A nodal dislocation dynamics model was developed for simulating plastic processes in face-centered cubic crystals. The model explicitly accounted for all of the slip systems and Burgers vectors observed in face-centered cubic systems; including stacking faults and partial dislocations. Simple conservation rules were derived that rigorously described all of the partial dislocation interactions and permitted the modelling and quantification of cross-slip processes, structure and strength of dislocation junctions and the formation of specific face-centered cubic structures such as stacking fault tetrahedra. The dislocation dynamics framework was built upon isotropic non-singular linear elasticity, and was supported by information transmitted from the atomistic scale.

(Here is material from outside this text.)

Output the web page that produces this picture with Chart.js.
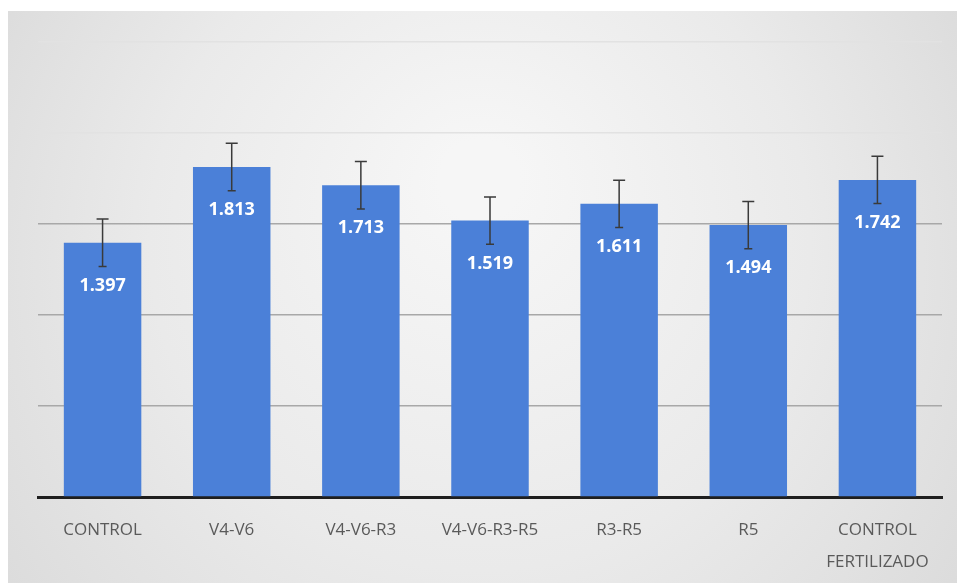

Thus, the connection between the meso- and micro-scales was attained self-consistently; with all of the material parameters fitted to atomistic data. A series of targeted simulations was performed in order to demonstrate the capabilities of the model with regard to dislocation reaction and dissociation, and dislocation junction-strength. The four-dimensional stress space relevant to cross-slip was mapped, and the findings were related to the plastic behaviour of monocrystalline face-centered cubic metals.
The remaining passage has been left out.